Oggi Giampiero vive e lavora a Berlino, dove è arrivato tre anni fa. Però questa volta è diverso, questa volta posso usare solo le parole necessarie, questa volta per raccontare il suo lavoro posso usare le sue immagini.
Quelle che in maniera arbitraria ho scelto di inserire qui, quelle ordinate per progetti che trovate sul suo sito: Faith Camp; Fontanelle Cemetery; Little Circus; London; Museums; Reichstag; Still Mill e soprattutto quello presentato questo Novembre 2014, nell’ambito di PechaKucha Night, a Berlino, in occasione del 25esimo anniversario della caduta del Muro.
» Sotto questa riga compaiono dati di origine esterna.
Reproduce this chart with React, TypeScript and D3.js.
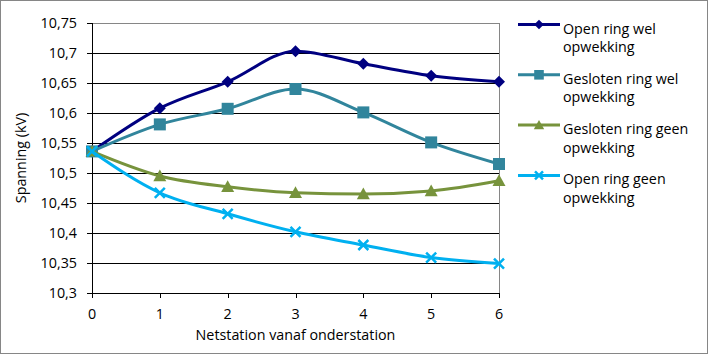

Dieci artisti di differente provenienza e background sono stati invitati a raccontare con 20 immagini, 20 secondi per immagine, il proprio muro, visto, pensato, immaginato come metafora culturale.
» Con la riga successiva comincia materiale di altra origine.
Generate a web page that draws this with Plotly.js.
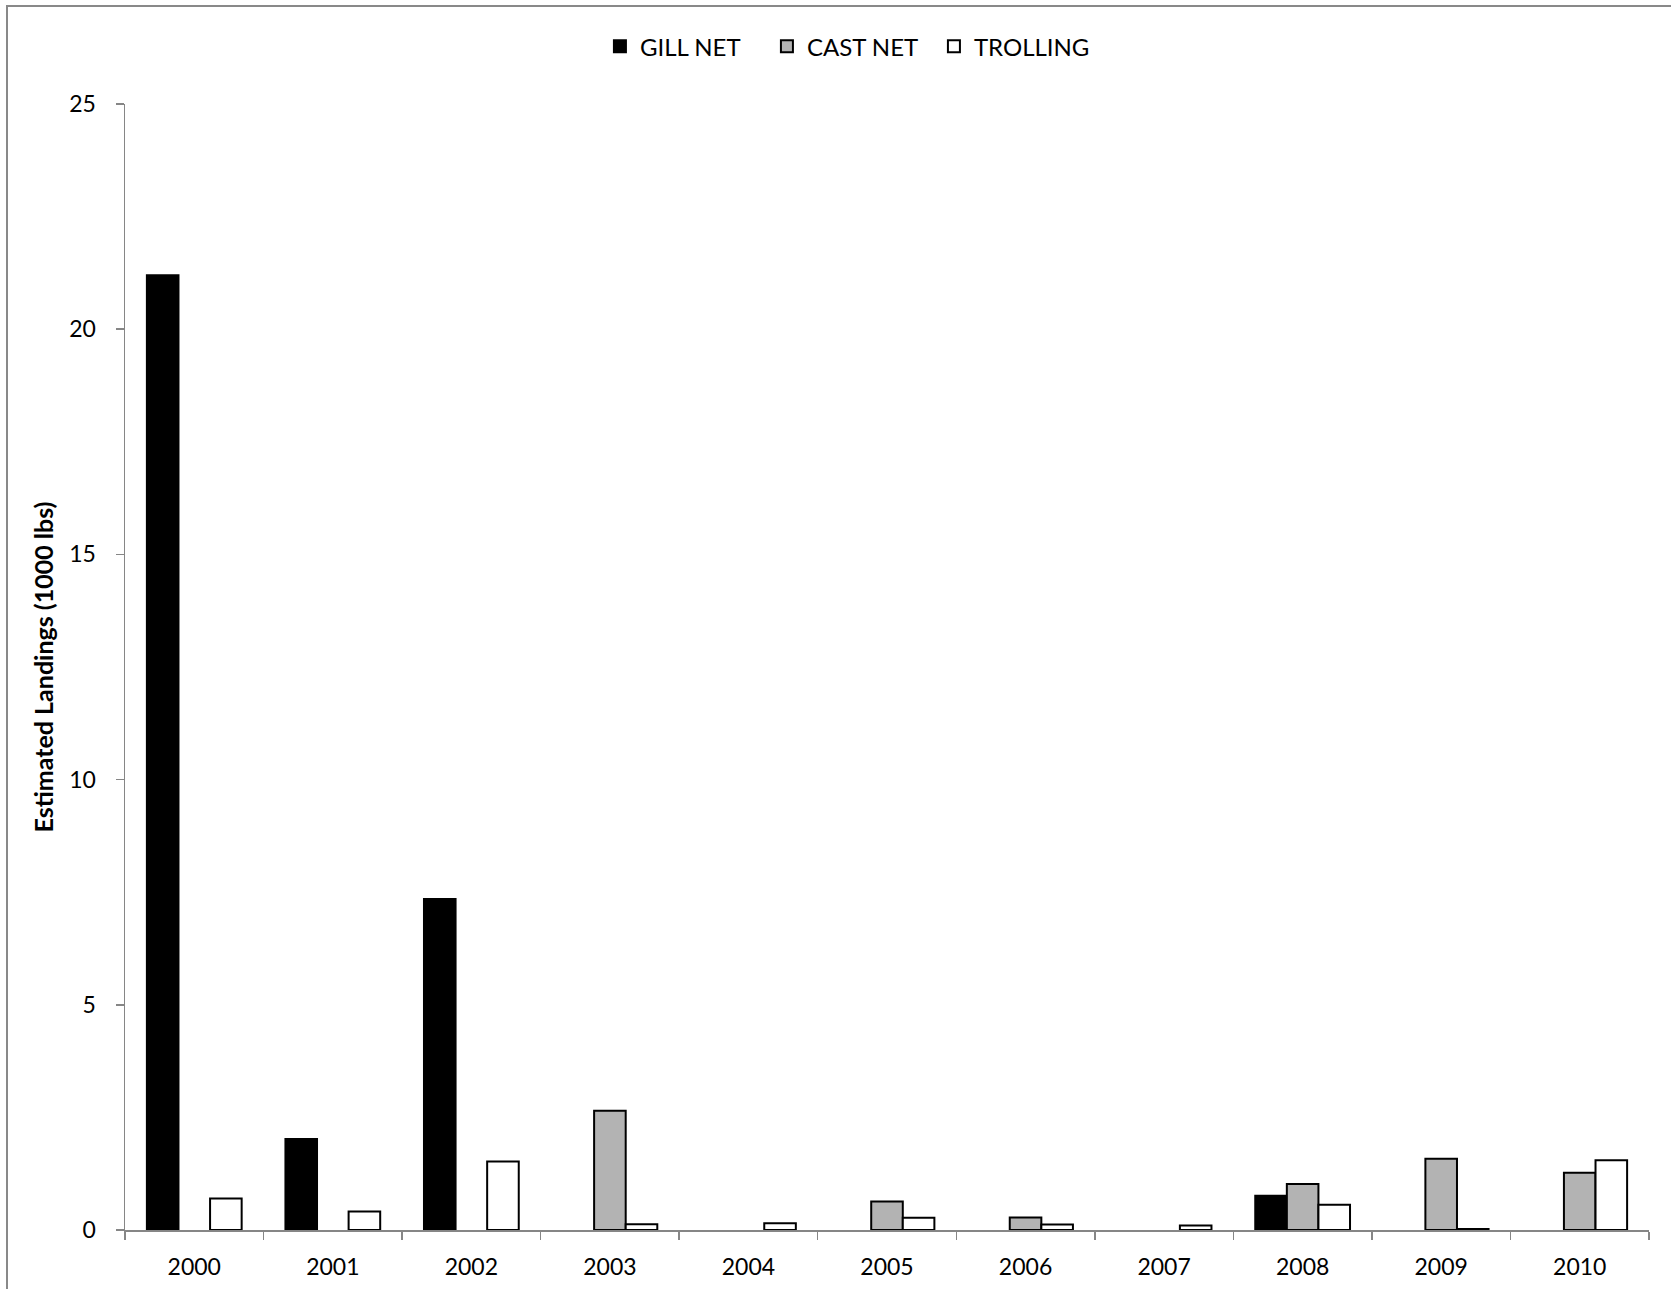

Il progetto presentato da Assumma ha per titolo Walls of Madness ed è un estratto di un progetto assai più ampio sugli ospedali psichiatrici criminali italiani, personalmente lo definirei il progetto di una vita, ma questo a Giampiero non l’ho domandato. Gli ho chiesto invece perché proprio la follia, e lui mi ha risposto che la sua ricerca fotografica sulla pazzia o anche “della” pazzia, è stata ed è ancora oggi un viaggio nei meandri più profondi e misteriosi dell’esperienza umana, personale e collettiva. A questo punto si è fermato, mi ha guardato, ha scosso la testa e ha aggiunto “sinceramente non ti so dire se a tutt’oggi sono riuscito a coglierla e a trasformarla in immagini questa esperienza, direi piuttosto che ho ritratto uomini che vivono in un manicomio”.
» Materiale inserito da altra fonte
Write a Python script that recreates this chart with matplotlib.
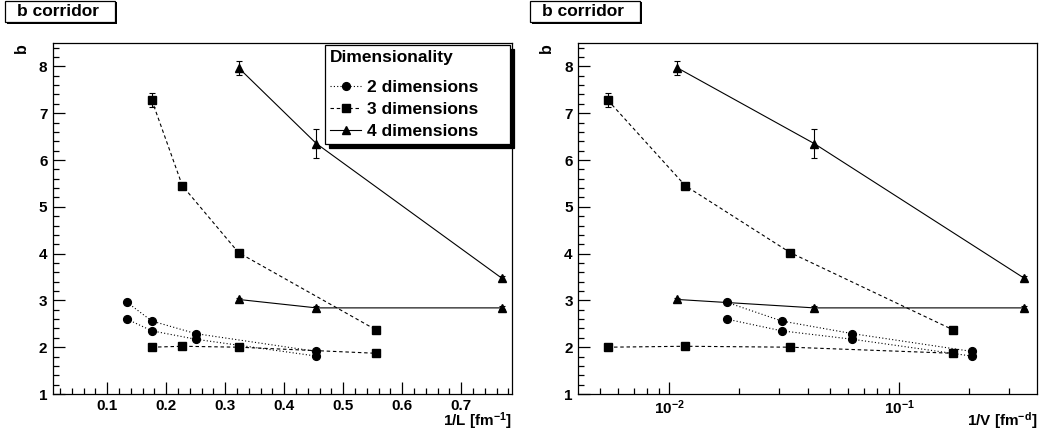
import numpy as np
import matplotlib
matplotlib.use("Agg")
import matplotlib.pyplot as plt
from matplotlib import ticker
from matplotlib.patches import Rectangle

plt.rcParams["font.family"] = ["Liberation Sans", "DejaVu Sans"]
plt.rcParams["font.weight"] = "bold"
plt.rcParams["mathtext.fontset"] = "custom"
plt.rcParams["mathtext.rm"] = "Liberation Sans:bold"
plt.rcParams["mathtext.bf"] = "Liberation Sans:bold"
plt.rcParams["mathtext.default"] = "rm"
plt.rcParams["lines.scale_dashes"] = False

# --- data: lattice sizes L [fm] and b corridor values ---
L2 = np.array([7.5, 5.7, 4.0, 2.2])
b2_up = [2.96, 2.56, 2.29, 1.91]
b2_lo = [2.60, 2.35, 2.17, 1.81]
e2_up = [0.03, 0.03, 0.03, 0.03]
e2_lo = [0.03, 0.03, 0.03, 0.03]

L3 = np.array([5.7, 4.4, 3.1, 1.8])
b3_up = [7.28, 5.45, 4.02, 2.37]
b3_lo = [2.00, 2.02, 2.00, 1.87]
e3_up = [0.15, 0.05, 0.05, 0.03]
e3_lo = [0.03, 0.03, 0.03, 0.03]

L4 = np.array([3.1, 2.2, 1.3])
b4_up = [7.97, 6.35, 3.47]
b4_lo = [3.02, 2.84, 2.84]
e4_up = [0.15, 0.31, 0.05]
e4_lo = [0.03, 0.03, 0.03]

labels = ["2 dimensions", "3 dimensions", "4 dimensions"]

W, H = 1044, 438
fig = plt.figure(figsize=(W / 100, H / 100), dpi=100)


def px(x0, y0, w, h):
    """pixel box (top-left origin) -> figure fraction rect"""
    return [x0 / W, 1 - (y0 + h) / H, w / W, h / H]


ax1 = fig.add_axes(px(53, 43, 459, 351))
ax2 = fig.add_axes(px(578.3, 43, 459, 351))

styles = {
    2: dict(marker="o", ls=(0, (0.8, 1.6))),
    3: dict(marker="s", ls=(0, (2.5, 2.0))),
    4: dict(marker="^", ls="-"),
}
series = [
    (2, L2, b2_up, e2_up), (2, L2, b2_lo, e2_lo),
    (3, L3, b3_up, e3_up), (3, L3, b3_lo, e3_lo),
    (4, L4, b4_up, e4_up), (4, L4, b4_lo, e4_lo),
]

for ax, logx in [(ax1, False), (ax2, True)]:
    handles = {}
    for d, L, b, e in series:
        x = 1.0 / L if not logx else 1.0 / L ** d
        eb = ax.errorbar(x, b, yerr=e, color="k", lw=0.8, ms=5.6,
                         capsize=2.2, elinewidth=0.8, capthick=0.8,
                         **styles[d])
        handles.setdefault(d, eb[0])

    ax.set_ylim(1, 8.5)
    ax.yaxis.set_major_locator(ticker.MultipleLocator(1))
    ax.yaxis.set_minor_locator(ticker.MultipleLocator(0.2))
    if logx:
        ax.set_xscale("log")
        ax.set_xlim(0.00402, 0.398)
        ax.xaxis.set_major_locator(ticker.LogLocator(base=10))
        ax.xaxis.set_minor_locator(ticker.LogLocator(base=10, subs=np.arange(2, 10)))
        ax.xaxis.set_major_formatter(ticker.FuncFormatter(
            lambda v, p: rf"$10^{{{int(round(np.log10(v)))}}}$"))
        ax.xaxis.set_minor_formatter(ticker.NullFormatter())
        xlab = r"1/V [fm$^{-d}$]"
    else:
        ax.set_xlim(0.008, 0.786)
        ax.xaxis.set_major_locator(ticker.MultipleLocator(0.1))
        ax.xaxis.set_minor_locator(ticker.MultipleLocator(0.02))
        xlab = r"1/L [fm$^{-1}$]"

    ax.tick_params(which="both", direction="in", top=False, right=False,
                   width=0.9, labelsize=11)
    ax.tick_params(which="major", length=8.5)
    ax.tick_params(which="minor", length=4.3)
    ax.tick_params(axis="x", pad=3.5)
    ax.tick_params(axis="y", pad=4)
    for s in ax.spines.values():
        s.set_linewidth(0.9)

    ax.text(1.0, -0.09, xlab, transform=ax.transAxes, ha="right",
            va="baseline", fontsize=11, fontweight="bold")
    ax.text(-0.069, 1.0, "b", transform=ax.transAxes, rotation=90,
            ha="center", va="top", fontsize=11.5, fontweight="bold")

    if not logx:
        leg = ax.legend([handles[2], handles[3], handles[4]], labels,
                        title="Dimensionality", loc="upper left",
                        bbox_to_anchor=(0.5926, 0.70, 0.403, 0.2943),
                        mode="expand", alignment="left", numpoints=1,
                        fontsize=12.5, title_fontsize=12.5,
                        handlelength=1.8, handletextpad=0.3,
                        labelspacing=0.38, borderpad=0.3, borderaxespad=0,
                        fancybox=False, framealpha=1, edgecolor="k",
                        shadow={"color": "k", "alpha": 1, "ox": 3, "oy": -3})
        leg.get_frame().set_linewidth(0.9)
        leg.get_title().set_fontweight("bold")
        # extra gap between the title and the entries, as in the ROOT legend
        leg._legend_box.sep = 0.38 * 12.5 + 6


# --- title boxes with shadow, ROOT style ---
def title_box(x0, text):
    s = px(x0 + 1.5, 2, 110.5, 21.5)
    fig.add_artist(Rectangle((s[0], s[1]), s[2], s[3], transform=fig.transFigure,
                             facecolor="k", edgecolor="k", lw=0))
    r = px(x0, 0.7, 110, 21.3)
    fig.add_artist(Rectangle((r[0], r[1]), r[2], r[3], transform=fig.transFigure,
                             facecolor="white", edgecolor="k", lw=0.9))
    fig.text((x0 + 12) / W, 1 - 12 / H, text, ha="left", va="center",
             fontsize=12.5, fontweight="bold")


title_box(5.3, "b corridor")
title_box(530, "b corridor")

fig.savefig("out.png", dpi=100)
Ecco, adesso io non vi dirò che Assumma si sbaglia, e neppure che possiede la modestia che è propria dei grandi, vi dico solo di guardare le foto, solo questo, cliccate sulla foto, guardatele e ascoltate le sue parole, e poi magari ne riparliamo.
When I first met him 8 years ago, I told the story of Giampiero Assumma mostly with words. And it was difficult to do otherwise, the article was for a weekly newspaper, Rassegna Sindacale, and thus I focused on his mother’s memory when he at a very early age, “forced” her to carry him around the house in her arms to let him seen again and again the paintings he loved. I focused on the melancholy of a father who had been lost too soon and of a landscape that was slowly being covered in the nostalgia of a loss. I focused on the research of answers that were too big for him, and on the will to set the moments of which meaning he would maybe understand one day.